◆ WHAT IS BEING ASKED
Transcribe the records below exactly as they appear, omitting any pictures.

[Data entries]
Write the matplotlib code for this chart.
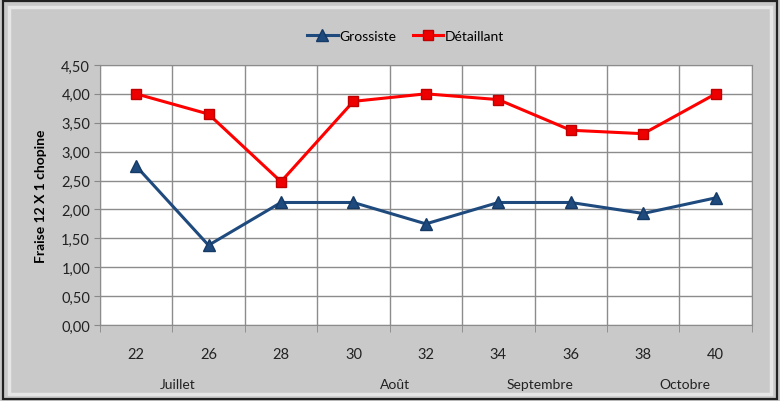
import numpy as np
import matplotlib.pyplot as plt
from matplotlib.patches import Rectangle
from matplotlib.ticker import FuncFormatter, FixedLocator

plt.rcParams['font.family'] = ['Lato', 'DejaVu Sans']

# data
semaines = ['22', '26', '28', '30', '32', '34', '36', '38', '40']
mois = ['Juillet', 'Août', 'Septembre', 'Octobre']
mois_groupes = [[0, 1], [3, 4], [5, 6], [7, 8]]
grossiste = [2.75, 1.38, 2.12, 2.12, 1.75, 2.12, 2.12, 1.93, 2.20]
detaillant = [4.00, 3.65, 2.48, 3.87, 4.00, 3.90, 3.37, 3.31, 4.00]

fig = plt.figure(figsize=(7.8, 4.02), dpi=100)
fig.patch.set_facecolor('#c9c9c9')

# frame around the chart
fig.patches.append(Rectangle((0.004, 0.006), 0.992, 0.988, transform=fig.transFigure,
                             fill=False, edgecolor='#222222', linewidth=1.6))
fig.patches.append(Rectangle((0.012, 0.018), 0.976, 0.962, transform=fig.transFigure,
                             fill=False, edgecolor='#e6e6e6', linewidth=2.5))

ax = fig.add_axes([0.128, 0.189, 0.836, 0.647])
ax.set_facecolor('white')

x = np.arange(len(semaines))
ax.plot(x, grossiste, color='#1f4a7e', linewidth=2.2, marker='^', markersize=8,
        markerfacecolor='#1f4a7e', markeredgecolor='#163a66', label='Grossiste', zorder=3)
ax.plot(x, detaillant, color='#ff0000', linewidth=2.2, marker='s', markersize=7.5,
        markerfacecolor='#ee0000', markeredgecolor='#c00000', label='Détaillant', zorder=3)

ax.set_xlim(-0.5, len(semaines) - 0.5)
ax.set_ylim(0, 4.5)
ax.set_yticks(np.arange(0, 4.51, 0.5))
ax.yaxis.set_major_formatter(FuncFormatter(lambda v, p: f'{v:.2f}'.replace('.', ',')))

ax.set_xticks(x)
ax.set_xticklabels(semaines)
ax.xaxis.set_minor_locator(FixedLocator(np.arange(-0.5, len(semaines), 1.0)))
ax.tick_params(axis='x', which='major', length=0, pad=16, labelsize=10.5, colors='#222222')
ax.tick_params(axis='x', which='minor', length=5, color='#888888', direction='out')
ax.tick_params(axis='y', length=4, color='#888888', labelsize=10.5, colors='#222222', pad=3)
ax.grid(axis='y', color='#8c8c8c', linewidth=1.0)
ax.grid(axis='x', which='minor', color='#8c8c8c', linewidth=1.0)
ax.set_axisbelow(True)
for s in ax.spines.values():
    s.set_color('#8c8c8c')

ax.set_ylabel('Fraise 12 X 1 chopine', fontsize=10, fontweight='bold', labelpad=10)

for nom, grp in zip(mois, mois_groupes):
    ax.text(np.mean(grp) + 0.08, -0.227, nom, transform=ax.get_xaxis_transform(),
            ha='center', va='center', fontsize=10, color='#222222')

fig.legend(loc='upper center', bbox_to_anchor=(0.52, 0.955), ncol=2, frameon=False,
           fontsize=10, handlelength=2.2, handletextpad=0.1, columnspacing=1.2)

fig.savefig('out.png', dpi=100, facecolor=fig.get_facecolor())
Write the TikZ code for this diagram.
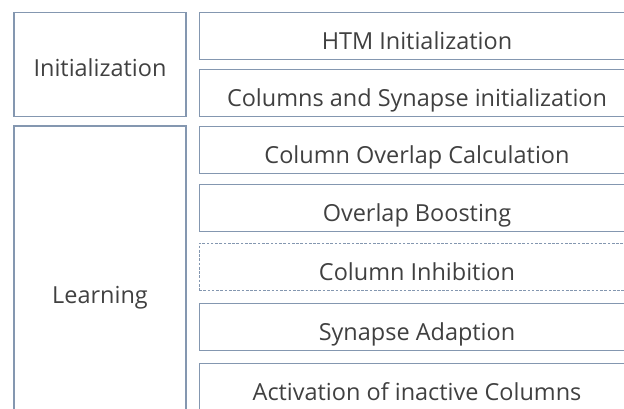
\documentclass[tikz,border=0pt]{standalone}
\usepackage{fontspec}
\setmainfont{Open Sans}
\definecolor{frame}{HTML}{8497B0}
\definecolor{ink}{HTML}{404040}
\begin{document}
\begin{tikzpicture}[
      x=0.75pt, y=-0.75pt,
      every node/.style={font=\fontsize{17.6}{21}\selectfont, text=ink},
      phase/.style={rectangle, draw=frame, line width=0.8pt, minimum width=129pt, inner sep=0pt, text height=19pt, text depth=1pt},
      stepbox/.style={rectangle, draw=frame, line width=0.75pt, minimum width=327pt, minimum height=35.25pt, inner sep=0pt, text height=21pt, text depth=0.5pt},
      dashedbox/.style={stepbox, dash pattern=on 2pt off 1.2pt}
    ]
    \clip (0,0) rectangle (624,408);

    \node[phase, minimum height=78pt] (init) at (100,64.5) {Initialization};
    \node[phase, minimum height=247.5pt] (learn) at (100,291) {Learning};

    \node[stepbox] (htm) at (417,35.5) {HTM Initialization};
    \node[stepbox] (colsyn) at (417,93) {Columns and Synapse initialization};

    \node[stepbox] (overlap) at (417,149.5) {Column Overlap Calculation};
    \node[stepbox] (boost) at (417,207.5) {Overlap Boosting};
    \node[dashedbox] (inhib) at (417,266.5) {Column Inhibition};
    \node[stepbox] (adapt) at (417,326.5) {Synapse Adaption};
    \node[stepbox] (activ) at (417,386.5) {Activation of inactive Columns};

  \end{tikzpicture}
\end{document}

◆ EXERCISE OUTPUT
Write the matplotlib code for this chart.
import numpy as np
import matplotlib.pyplot as plt
from matplotlib.patches import Rectangle
from matplotlib.ticker import FuncFormatter, FixedLocator

plt.rcParams['font.family'] = ['Lato', 'DejaVu Sans']

# data
semaines = ['22', '26', '28', '30', '32', '34', '36', '38', '40']
mois = ['Juillet', 'Août', 'Septembre', 'Octobre']
mois_groupes = [[0, 1], [3, 4], [5, 6], [7, 8]]
grossiste = [2.75, 1.38, 2.12, 2.12, 1.75, 2.12, 2.12, 1.93, 2.20]
detaillant = [4.00, 3.65, 2.48, 3.87, 4.00, 3.90, 3.37, 3.31, 4.00]

fig = plt.figure(figsize=(7.8, 4.02), dpi=100)
fig.patch.set_facecolor('#c9c9c9')

# frame around the chart
fig.patches.append(Rectangle((0.004, 0.006), 0.992, 0.988, transform=fig.transFigure,
                             fill=False, edgecolor='#222222', linewidth=1.6))
fig.patches.append(Rectangle((0.012, 0.018), 0.976, 0.962, transform=fig.transFigure,
                             fill=False, edgecolor='#e6e6e6', linewidth=2.5))

ax = fig.add_axes([0.128, 0.189, 0.836, 0.647])
ax.set_facecolor('white')

x = np.arange(len(semaines))
ax.plot(x, grossiste, color='#1f4a7e', linewidth=2.2, marker='^', markersize=8,
        markerfacecolor='#1f4a7e', markeredgecolor='#163a66', label='Grossiste', zorder=3)
ax.plot(x, detaillant, color='#ff0000', linewidth=2.2, marker='s', markersize=7.5,
        markerfacecolor='#ee0000', markeredgecolor='#c00000', label='Détaillant', zorder=3)

ax.set_xlim(-0.5, len(semaines) - 0.5)
ax.set_ylim(0, 4.5)
ax.set_yticks(np.arange(0, 4.51, 0.5))
ax.yaxis.set_major_formatter(FuncFormatter(lambda v, p: f'{v:.2f}'.replace('.', ',')))

ax.set_xticks(x)
ax.set_xticklabels(semaines)
ax.xaxis.set_minor_locator(FixedLocator(np.arange(-0.5, len(semaines), 1.0)))
ax.tick_params(axis='x', which='major', length=0, pad=16, labelsize=10.5, colors='#222222')
ax.tick_params(axis='x', which='minor', length=5, color='#888888', direction='out')
ax.tick_params(axis='y', length=4, color='#888888', labelsize=10.5, colors='#222222', pad=3)
ax.grid(axis='y', color='#8c8c8c', linewidth=1.0)
ax.grid(axis='x', which='minor', color='#8c8c8c', linewidth=1.0)
ax.set_axisbelow(True)
for s in ax.spines.values():
    s.set_color('#8c8c8c')

ax.set_ylabel('Fraise 12 X 1 chopine', fontsize=10, fontweight='bold', labelpad=10)

for nom, grp in zip(mois, mois_groupes):
    ax.text(np.mean(grp) + 0.08, -0.227, nom, transform=ax.get_xaxis_transform(),
            ha='center', va='center', fontsize=10, color='#222222')

fig.legend(loc='upper center', bbox_to_anchor=(0.52, 0.955), ncol=2, frameon=False,
           fontsize=10, handlelength=2.2, handletextpad=0.1, columnspacing=1.2)

fig.savefig('out.png', dpi=100, facecolor=fig.get_facecolor())
Write the TikZ code for this diagram.
\documentclass[tikz,border=0pt]{standalone}
\usepackage{fontspec}
\setmainfont{Open Sans}
\definecolor{frame}{HTML}{8497B0}
\definecolor{ink}{HTML}{404040}
\begin{document}
\begin{tikzpicture}[
      x=0.75pt, y=-0.75pt,
      every node/.style={font=\fontsize{17.6}{21}\selectfont, text=ink},
      phase/.style={rectangle, draw=frame, line width=0.8pt, minimum width=129pt, inner sep=0pt, text height=19pt, text depth=1pt},
      stepbox/.style={rectangle, draw=frame, line width=0.75pt, minimum width=327pt, minimum height=35.25pt, inner sep=0pt, text height=21pt, text depth=0.5pt},
      dashedbox/.style={stepbox, dash pattern=on 2pt off 1.2pt}
    ]
    \clip (0,0) rectangle (624,408);

    \node[phase, minimum height=78pt] (init) at (100,64.5) {Initialization};
    \node[phase, minimum height=247.5pt] (learn) at (100,291) {Learning};

    \node[stepbox] (htm) at (417,35.5) {HTM Initialization};
    \node[stepbox] (colsyn) at (417,93) {Columns and Synapse initialization};

    \node[stepbox] (overlap) at (417,149.5) {Column Overlap Calculation};
    \node[stepbox] (boost) at (417,207.5) {Overlap Boosting};
    \node[dashedbox] (inhib) at (417,266.5) {Column Inhibition};
    \node[stepbox] (adapt) at (417,326.5) {Synapse Adaption};
    \node[stepbox] (activ) at (417,386.5) {Activation of inactive Columns};

  \end{tikzpicture}
\end{document}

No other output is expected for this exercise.